In contrast, the Span type we propose here -- as well as the MutableSpan and OutputSpan variants we've provisionally named -- all come with very clear expectations/guarantees on the initialization state of the region of memory they're representing. These requirements make these types much narrower than our standard buffer types; in exchange, our expectation is that spans will become the standard way to uniformly represent data in motion -- data that is being accessed, or copied/moved/consumed.

Spans tame the unstructured storage buffers by imposing order over (parts of) them. I'd like to continue referring to the "storage buffer" of a Deque to mean the raw slab of its allocated memory, containing both initialized and uninitialized parts. But I'd also like to start talking about exposing the "spans" of a Deque, as in providing direct access to its (potentially discontiguous) initialized parts.

I'd expect a hypothetical UnsafeSpan and UnsafeMutableSpan to still come with the expectation that their memory must always be fully initialized. (And I'd imagine an UnsafeOutputSpan to have exactly as many items initialized at its start as its count.) In particular, I would not expect an UnsafeMutableSpan type to come with anything like UnsafeMutableBufferPointer's deinitializeElement(at:) operation, as it would violate the type's crucial invariants. The Unsafe prefix would imply either the lack of bounds checking in production builds, and/or the possibility of the span surviving its owner.

On the other hand, I'd expect a (safe) Buffer or BufferPointer type to come with some sort of built-in way to keep track of the initialization state of its slots. (We did consider introducing such a type, using an out of line bitmap of initialized slots.
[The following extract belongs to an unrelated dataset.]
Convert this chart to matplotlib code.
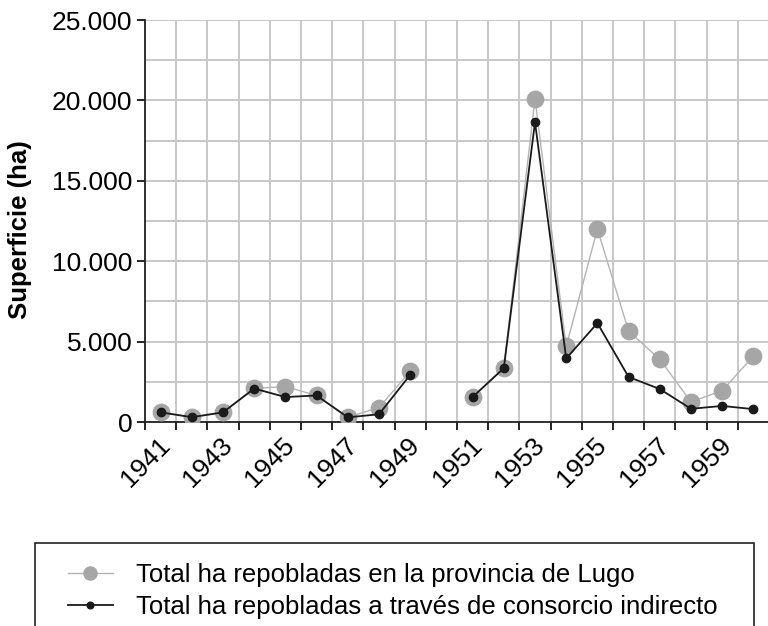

I think such a type would be of marginal utility at best: the need to allocate/maintain the bitmap makes it wildly impractical outside the rare cases that already expect one, such as certain forms of hash tables.)

I think the "span" vs "buffer" terminological distinction is legitimate -- I consider these words to mean different things, each of which is important enough to deserve a name.

I fully agree with this! Luckily, the bare minimum API that this proposal offers does not include "great new APIs for accessing the elements of a Span" that don't also exist on UnsafeBufferPointer. It merely provides a couple of subscripts (very similar to UBP), and it engages in the same sort of desperate handwaving about how they work as SE-0437 did about UnsafeBufferPointer's subscript.

Citations

(SE-0437:) Note that the generalized indexing subscript cannot provide a regular getter, as that would work by returning a copy of the item -- so the Standard Library currently has to resort to an unstable/unsafe language feature to provide direct borrowing access. (This isn't new, as we previously relied on this scheme to optimize performance; but its use now becomes unavoidable. Defining a stable language feature to implement such accessors is expected to be a topic of a future proposal.)

(SE-0447:) Note that we use a _read accessor for the subscript, a requirement in order to yield a borrowed non-copyable Element (see "Coroutines".) This will be updated to a final syntax at a later time, understanding that we intend the replacement to be source-compatible.

As I noted earlier, we are now certain that the coroutine based _read accessor does not in fact have the right semantics for these subscripts; stabilizing it may be useful elsewhere, but it will not help Span (nor UnsafeBufferPointer). The fact is that we do not currently have the means to properly implement these subscripts. When it becomes possible to do so, I do expect Unsafe*BufferPointer and Span to both immediately adopt whatever solution we'll come up with. (If the solution will be stable enough to propose to Swift Evolution, I expect the document to formally require these subscripts to adopt it.)

Span's proposed unchecked subscript is new; it arises from the strong desire for the default span subscript to be fully checked, even in production builds. I think it would very much be desirable for UnsafeBufferPointer to follow the same model; unfortunately, changing how much validation its existing subscript performs would be a massively disruptive change, and we appear to have no appetite for it at this time. (The (reasonable) worry is that enabling bounds checking would lead to a sudden, significant performance drop throughout all Swift code that gets recompiled with the new stdlib.)

We can still consider adding an explicitly unchecked subscript to the Unsafe*BufferPointer types; however, given that the existing unlabeled subscript is already unchecked, this would be more misleading than useful.